No Alto Xingu, muitas vezes a repetição ou sequência dos grafismos aplicados sobre os corpos e objetos corresponde ao ritmo dos cantos e danças dos rituais. Outras vezes, os animais representados nos bancos, nas cerâmicas e outros objetos são a expressão visual e material de conhecimentos tradicionais e mitos transmitidos através de gerações.
Os bancos encerram, assim, os conhecimentos tecnológicos e cosmológicos de cada cultura. Entre a tradição e o desejo estético, a função do sentar e a magia de transformar, entre o artefato e a obra de arte, a beleza dos bancos permite celebrar a diversidade e a identidade de cada povo indígena. São objetos que nos ensinam a aproximar arte e artefato, contemplação e funcionalidade, lembrando-nos da capacidade estética de agir e transformar o mundo que toda criação humana tem.
Trazer à luz esta produção artesanal é fazer com que os bancos continuem a exercer seu papel de simbolizar a determinação dos povos indígenas em preservar suas identidades perante a complexa dinâmica de sua inserção na sociedade nacional.
A preservação da cultura material, de seus objetos e técnicas tradicionais, é uma ação de autodeterminação e uma das formas mais eficazes de resistência dos povos indígenas. A salvaguarda e a revitalização de conhecimentos tradicionais vêm sendo feitas de inúmeras maneiras. É crescente o número de cooperativas de produção de artesanato, de cursos e oficinas para a transmissão de conhecimentos tradicionais dos mais velhos para os mais novos, de atividades de pesquisa e documentação de objetos tradicionais por agentes indígenas. Cresce também o número de publicações, vídeos, filmes, exposições e museus que trazem à luz o rico universo artístico e tecnológico indígena.
Um olhar aprofundado sobre os objetos produzidos hoje pelas comunidades indígenas revela não apenas a ênfase no processo, o “fazer com arte” característico da produção artesanal indígena, mas também a relação entre esse fazer e a salvaguarda de conhecimentos tradicionais.
A revitalização da cultura material acaba também por recuperar importantes aspectos da cultura imaterial: gestos e modos de fazer, denominações linguísticas, memórias, mitos, cantos e danças rituais são reatualizados através da produção material. Em 2003, por exemplo, a partir da pesquisa e do dossiê montado por agentes indígenas sobre a pintura corporal e os grafismos dos índios Wajãpi, povo indígena do Amapá, sua arte gráfica foi reconhecida como Patrimônio Imaterial Nacional pelo Iphan e depois como obra-prima do Patrimônio Oral e Imaterial da Humanidade pela Unesco. A pesquisa evidenciou que os grafismos estavam intimamente associados aos mitos e à memória oral desse povo.

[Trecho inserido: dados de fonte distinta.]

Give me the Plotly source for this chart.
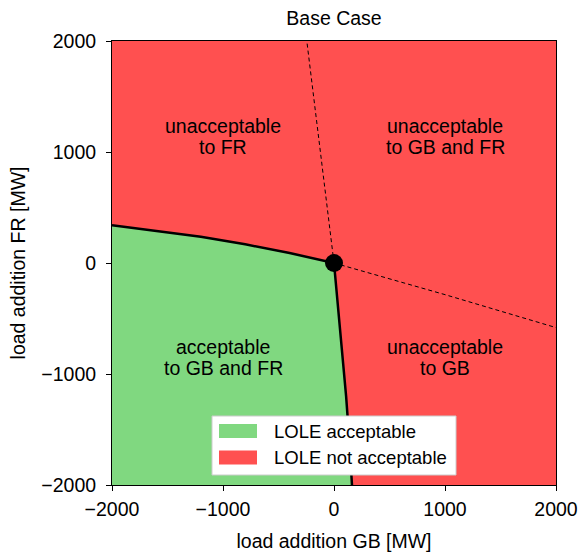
import plotly.graph_objects as go

# ---- data ----
upper_x = [-2000, -1600, -1200, -800, -400, 0]
upper_y = [340, 290, 237, 168, 90, 0]
lower_x = [0, 37, 73, 109, 138, 162]
lower_y = [0, -400, -800, -1200, -1600, -2000]
dash_up_x = [0, -120, -245]
dash_up_y = [0, 1000, 2000]
dash_right_x = [0, 1000, 2000]
dash_right_y = [0, -285, -582]
point_x = [0]
point_y = [0]
region_line1 = ["unacceptable", "unacceptable", "acceptable", "unacceptable"]
region_line2 = ["to FR", "to GB and FR", "to GB and FR", "to GB"]
region_x = [-1000, 1000, -1000, 1000]
region_y = [1140, 1140, -850, -850]
legend_labels = ["LOLE acceptable", "LOLE not acceptable"]
xlim = [-2000, 2000]
ylim = [-2000, 2000]
ticks = [-2000, -1000, 0, 1000, 2000]

GREEN = "#80d880"
RED = "#ff5050"
FONT = "Liberation Sans, Arial, sans-serif"
FS = 19.5
LFS = 18.5

bx = upper_x + lower_x[1:]
by = upper_y + lower_y[1:]

fig = go.Figure()
red_x = bx + [xlim[1], xlim[1], xlim[0], bx[0]]
red_y = by + [ylim[0], ylim[1], ylim[1], by[0]]
fig.add_trace(go.Scatter(x=red_x, y=red_y, fill="toself", fillcolor=RED,
                         mode="none", hoverinfo="skip", showlegend=False))
green_x = [xlim[0]] + bx + [xlim[0]]
green_y = [ylim[0]] + by + [ylim[0]]
fig.add_trace(go.Scatter(x=green_x, y=green_y, fill="toself", fillcolor=GREEN,
                         mode="none", hoverinfo="skip", showlegend=False))
fig.add_trace(go.Scatter(x=dash_up_x, y=dash_up_y, mode="lines",
                         line=dict(color="black", width=1, dash="4px,3px"), showlegend=False))
fig.add_trace(go.Scatter(x=dash_right_x, y=dash_right_y, mode="lines",
                         line=dict(color="black", width=1, dash="4px,3px"), showlegend=False))
fig.add_trace(go.Scatter(x=bx, y=by, mode="lines",
                         line=dict(color="black", width=2.5), showlegend=False))
fig.add_trace(go.Scatter(x=point_x, y=point_y, mode="markers",
                         marker=dict(color="black", size=18), showlegend=False))

for l1, l2, x, y in zip(region_line1, region_line2, region_x, region_y):
    fig.add_annotation(x=x, y=y, text=l1, showarrow=False, xanchor="center",
                       yanchor="middle", yshift=10.5,
                       font=dict(family=FONT, size=FS, color="black"))
    fig.add_annotation(x=x, y=y, text=l2, showarrow=False, xanchor="center",
                       yanchor="middle", yshift=-10.5,
                       font=dict(family=FONT, size=FS, color="black"))

# manual legend (matplotlib style)
L, R, B, T = 112, 556, 485, 41
W, H = R - L, B - T
def px(x): return (x - L) / W
def py(y): return (B - y) / H
fig.add_shape(type="rect", xref="paper", yref="paper",
              x0=px(212), x1=px(456), y0=py(475), y1=py(416),
              fillcolor="white", line=dict(color="#cccccc", width=1), layer="above")
for i, (lab, col) in enumerate(zip(legend_labels, [GREEN, RED])):
    yc = 431 + i * 26.5
    fig.add_shape(type="rect", xref="paper", yref="paper",
                  x0=px(219), x1=px(257), y0=py(yc + 7), y1=py(yc - 7),
                  fillcolor=col, line=dict(width=0), layer="above")
    fig.add_annotation(xref="paper", yref="paper", x=px(272), y=py(yc), text=lab,
                       showarrow=False, xanchor="left", yanchor="middle",
                       font=dict(family=FONT, size=LFS, color="black"))

axis_common = dict(tickvals=ticks, ticks="outside", ticklen=5, tickwidth=1.2,
                   tickcolor="black", showline=True, linecolor="black", linewidth=1,
                   mirror=True, showgrid=False, zeroline=False, automargin=False,
                   tickfont=dict(family=FONT, size=FS, color="black"))
fig.update_xaxes(**axis_common)
fig.update_yaxes(**axis_common)
fig.update_xaxes(range=xlim, ticklabelstandoff=2,
                 title=dict(text="load addition GB [MW]", standoff=14,
                            font=dict(family=FONT, size=FS, color="black")))
fig.update_yaxes(range=ylim, ticklabelstandoff=6,
                 title=dict(text="load addition FR [MW]", standoff=10,
                            font=dict(family=FONT, size=FS, color="black")))

fig.update_layout(
    width=579, height=556, autosize=False,
    margin=dict(l=L, r=579 - R, t=T, b=556 - B, pad=0),
    paper_bgcolor="white", plot_bgcolor="white",
    title=dict(text="Base Case", x=px(334), xref="paper", xanchor="center",
               y=1 - 18 / 556, yref="container", yanchor="middle",
               font=dict(family=FONT, size=FS, color="black")),
    font=dict(family=FONT, size=FS, color="black"),
)
fig.write_html("out.html")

Outro exemplo importante ocorreu em 2008, com a criação do Museu Kuahi pelos indígenas do Oiapoque, também no Amapá, com a proposta de integrar a produção estética de distintos povos da região, promovendo atividades de intercâmbio entre aldeias, instituições acadêmicas e museus. Isso mostra a participação ativa de comunidades indígenas na elaboração de seus próprios museus ou em programas de pesquisa e preservação de seu patrimônio, fenômeno resultante de um duplo processo de amadurecimento: de um lado, as comunidades percebem suas tradições estéticas como um instrumento efetivo de afirmação de sua identidade específica; de outro, a sociedade nacional valoriza a complexidade dessas manifestações ancoradas em tradições orais, conhecimentos e cosmologias nem sempre visíveis e tangíveis.
É nesse quadro que se situa a atual produção artesanal dos banquinhos para a venda. A renda gerada pela venda de artesanato raramente se constitui na principal fonte de recursos de qualquer comunidade indígena, mas vem sendo mantida entre muitos povos por também propiciar uma atividade agregadora, coletiva e de salvaguarda de conhecimentos tradicionais.
A venda realizada por meio de lojas da Funai, de cooperativas indígenas ou de comerciantes especializados em artesanato indígena traz elementos tanto de revitalização como de mercado. Modificações podem ser introduzidas a partir de padrões estéticos ocidentais, isto é, de quem compra, estabelecendo-se uma dinâmica nem sempre positiva para a manutenção de tradições. O mercado talvez não seja a via ideal para que se estabeleça um diálogo estético entre os índios e a sociedade nacional. Mas é através dele que muitos dos objetos indígenas como os bancos, a rede de dormir, os cestos e os adornos corporais têm entrado no universo do design ocidental.
Alguns antropólogos estudiosos das artes indígenas brasileiras acreditam mesmo que o fato de que os povos indígenas não concebam a arte como um domínio autônomo e meramente contemplativo -- ou seja, não separem arte de artefato, ou o belo do útil -- faz com que suas criações se aproximem mais de nossos projetos de design do que de obras de arte. Acreditam, ainda, que somente quando o design suplantar as “artes puras” ou as “belas artes” é que teremos na sociedade ocidental um quadro similar ao das sociedades indígenas.
Enfim, na fruição estética dos bancos indígenas, sejam eles reconhecidos como obras de arte, artefatos ou objetos de design, talvez a lição mais importante que tenhamos a aprender seja a de que nada deve ser feito sem arte, tradição e beleza.